**Data excerpt:**
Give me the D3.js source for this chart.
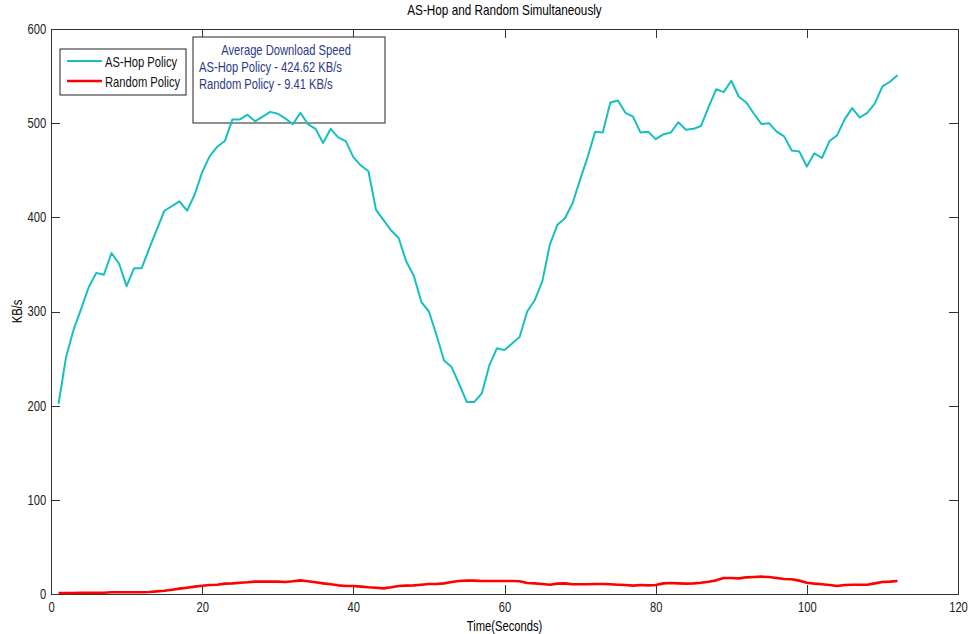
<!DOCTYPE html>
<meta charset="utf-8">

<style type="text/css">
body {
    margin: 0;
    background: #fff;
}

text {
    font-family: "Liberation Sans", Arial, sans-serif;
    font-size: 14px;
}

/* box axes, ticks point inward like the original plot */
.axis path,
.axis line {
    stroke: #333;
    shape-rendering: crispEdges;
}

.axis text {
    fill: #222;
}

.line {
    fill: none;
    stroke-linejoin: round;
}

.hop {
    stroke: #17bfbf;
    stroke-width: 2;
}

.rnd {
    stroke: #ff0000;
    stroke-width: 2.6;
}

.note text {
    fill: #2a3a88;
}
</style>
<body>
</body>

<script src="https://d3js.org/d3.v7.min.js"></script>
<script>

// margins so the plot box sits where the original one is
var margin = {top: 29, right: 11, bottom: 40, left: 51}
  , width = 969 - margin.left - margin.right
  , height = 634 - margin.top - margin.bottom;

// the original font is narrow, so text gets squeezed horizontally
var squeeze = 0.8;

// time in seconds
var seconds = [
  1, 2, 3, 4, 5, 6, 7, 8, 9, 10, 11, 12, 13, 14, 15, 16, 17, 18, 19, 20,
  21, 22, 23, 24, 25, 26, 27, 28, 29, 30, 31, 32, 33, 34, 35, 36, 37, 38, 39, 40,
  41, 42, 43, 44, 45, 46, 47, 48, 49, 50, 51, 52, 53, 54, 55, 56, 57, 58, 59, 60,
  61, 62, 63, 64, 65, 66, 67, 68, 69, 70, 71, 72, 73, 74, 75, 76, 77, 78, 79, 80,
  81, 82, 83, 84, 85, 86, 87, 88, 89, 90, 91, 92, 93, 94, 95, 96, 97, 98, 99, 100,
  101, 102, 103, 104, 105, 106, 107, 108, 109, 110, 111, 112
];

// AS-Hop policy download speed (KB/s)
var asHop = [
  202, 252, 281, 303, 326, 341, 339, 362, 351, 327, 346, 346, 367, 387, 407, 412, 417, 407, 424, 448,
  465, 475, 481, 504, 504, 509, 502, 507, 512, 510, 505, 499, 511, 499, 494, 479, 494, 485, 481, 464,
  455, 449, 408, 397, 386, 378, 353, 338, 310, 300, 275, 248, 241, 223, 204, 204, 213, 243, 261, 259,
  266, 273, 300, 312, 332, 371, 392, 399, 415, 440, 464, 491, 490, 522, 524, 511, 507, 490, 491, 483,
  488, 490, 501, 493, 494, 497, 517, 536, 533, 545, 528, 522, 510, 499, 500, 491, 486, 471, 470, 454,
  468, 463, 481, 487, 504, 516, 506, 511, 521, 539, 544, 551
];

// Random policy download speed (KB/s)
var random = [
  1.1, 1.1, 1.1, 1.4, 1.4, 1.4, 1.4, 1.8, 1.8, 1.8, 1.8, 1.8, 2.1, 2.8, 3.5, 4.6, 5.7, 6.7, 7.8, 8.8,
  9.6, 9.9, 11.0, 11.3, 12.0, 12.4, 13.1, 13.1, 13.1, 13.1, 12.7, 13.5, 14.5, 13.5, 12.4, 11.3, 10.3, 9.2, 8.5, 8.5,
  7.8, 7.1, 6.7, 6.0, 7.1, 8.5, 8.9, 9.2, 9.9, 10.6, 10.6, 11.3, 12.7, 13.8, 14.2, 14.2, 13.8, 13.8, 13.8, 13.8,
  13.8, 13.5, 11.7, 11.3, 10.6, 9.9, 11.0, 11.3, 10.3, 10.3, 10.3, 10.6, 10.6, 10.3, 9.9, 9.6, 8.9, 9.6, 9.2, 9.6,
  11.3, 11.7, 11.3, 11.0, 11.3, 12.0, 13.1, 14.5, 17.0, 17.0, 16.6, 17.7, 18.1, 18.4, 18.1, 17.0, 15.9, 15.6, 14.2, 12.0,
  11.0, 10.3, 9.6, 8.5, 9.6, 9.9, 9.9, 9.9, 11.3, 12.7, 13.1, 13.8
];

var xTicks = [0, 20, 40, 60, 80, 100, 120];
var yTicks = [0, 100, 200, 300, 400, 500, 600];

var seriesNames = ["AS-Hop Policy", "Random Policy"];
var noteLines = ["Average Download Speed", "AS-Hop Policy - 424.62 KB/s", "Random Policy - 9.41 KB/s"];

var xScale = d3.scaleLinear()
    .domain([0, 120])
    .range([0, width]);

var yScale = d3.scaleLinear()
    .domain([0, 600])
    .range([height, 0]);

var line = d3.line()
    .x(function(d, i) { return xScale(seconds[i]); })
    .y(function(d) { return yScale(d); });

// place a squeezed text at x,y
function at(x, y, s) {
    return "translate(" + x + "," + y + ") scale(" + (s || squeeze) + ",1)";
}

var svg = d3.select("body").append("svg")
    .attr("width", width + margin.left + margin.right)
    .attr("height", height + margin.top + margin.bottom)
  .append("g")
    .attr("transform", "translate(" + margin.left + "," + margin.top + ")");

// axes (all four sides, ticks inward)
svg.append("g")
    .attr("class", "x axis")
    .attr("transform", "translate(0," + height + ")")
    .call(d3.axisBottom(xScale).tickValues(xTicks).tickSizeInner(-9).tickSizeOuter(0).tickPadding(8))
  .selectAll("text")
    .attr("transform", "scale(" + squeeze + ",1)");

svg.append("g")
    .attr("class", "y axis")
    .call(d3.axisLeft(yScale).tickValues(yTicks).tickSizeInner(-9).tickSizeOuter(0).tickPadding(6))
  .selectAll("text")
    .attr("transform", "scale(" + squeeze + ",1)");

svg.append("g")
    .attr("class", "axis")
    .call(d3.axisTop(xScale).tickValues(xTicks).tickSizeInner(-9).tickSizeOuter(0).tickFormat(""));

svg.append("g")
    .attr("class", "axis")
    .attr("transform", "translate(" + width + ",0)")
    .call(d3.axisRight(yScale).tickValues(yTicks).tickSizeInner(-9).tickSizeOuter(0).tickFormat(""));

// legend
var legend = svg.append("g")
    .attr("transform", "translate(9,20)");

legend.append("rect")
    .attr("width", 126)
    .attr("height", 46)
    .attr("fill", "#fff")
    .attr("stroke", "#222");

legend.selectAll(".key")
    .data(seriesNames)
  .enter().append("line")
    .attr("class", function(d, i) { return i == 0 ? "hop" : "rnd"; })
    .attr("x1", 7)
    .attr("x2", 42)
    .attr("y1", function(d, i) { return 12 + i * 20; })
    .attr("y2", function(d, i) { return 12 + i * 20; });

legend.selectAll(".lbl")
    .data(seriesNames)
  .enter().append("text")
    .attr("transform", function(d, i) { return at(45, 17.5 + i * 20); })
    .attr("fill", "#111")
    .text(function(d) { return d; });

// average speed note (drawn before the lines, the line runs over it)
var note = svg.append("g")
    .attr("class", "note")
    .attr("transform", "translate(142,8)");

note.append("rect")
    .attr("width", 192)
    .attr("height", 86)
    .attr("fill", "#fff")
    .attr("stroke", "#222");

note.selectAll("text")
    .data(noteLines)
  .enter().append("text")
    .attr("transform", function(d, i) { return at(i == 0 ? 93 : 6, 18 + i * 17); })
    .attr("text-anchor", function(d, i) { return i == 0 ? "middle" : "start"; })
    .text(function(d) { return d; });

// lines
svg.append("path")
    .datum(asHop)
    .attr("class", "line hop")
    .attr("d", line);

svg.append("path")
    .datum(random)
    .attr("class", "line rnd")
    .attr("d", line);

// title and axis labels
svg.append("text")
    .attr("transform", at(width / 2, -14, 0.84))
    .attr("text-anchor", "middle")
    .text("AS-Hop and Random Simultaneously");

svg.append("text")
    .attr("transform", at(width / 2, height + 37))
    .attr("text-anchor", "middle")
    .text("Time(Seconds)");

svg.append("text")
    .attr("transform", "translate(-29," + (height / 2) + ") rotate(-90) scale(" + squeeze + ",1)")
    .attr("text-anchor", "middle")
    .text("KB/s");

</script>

**What you need to do:** Leave out the pictures and restate, word for word, the lines from the top of the data through the line containing "var squeeze = 0.8;", both included.

**Final answer:**
Give me the D3.js source for this chart.
<!DOCTYPE html>
<meta charset="utf-8">

<style type="text/css">
body {
    margin: 0;
    background: #fff;
}

text {
    font-family: "Liberation Sans", Arial, sans-serif;
    font-size: 14px;
}

/* box axes, ticks point inward like the original plot */
.axis path,
.axis line {
    stroke: #333;
    shape-rendering: crispEdges;
}

.axis text {
    fill: #222;
}

.line {
    fill: none;
    stroke-linejoin: round;
}

.hop {
    stroke: #17bfbf;
    stroke-width: 2;
}

.rnd {
    stroke: #ff0000;
    stroke-width: 2.6;
}

.note text {
    fill: #2a3a88;
}
</style>
<body>
</body>

<script src="https://d3js.org/d3.v7.min.js"></script>
<script>

// margins so the plot box sits where the original one is
var margin = {top: 29, right: 11, bottom: 40, left: 51}
  , width = 969 - margin.left - margin.right
  , height = 634 - margin.top - margin.bottom;

// the original font is narrow, so text gets squeezed horizontally
var squeeze = 0.8;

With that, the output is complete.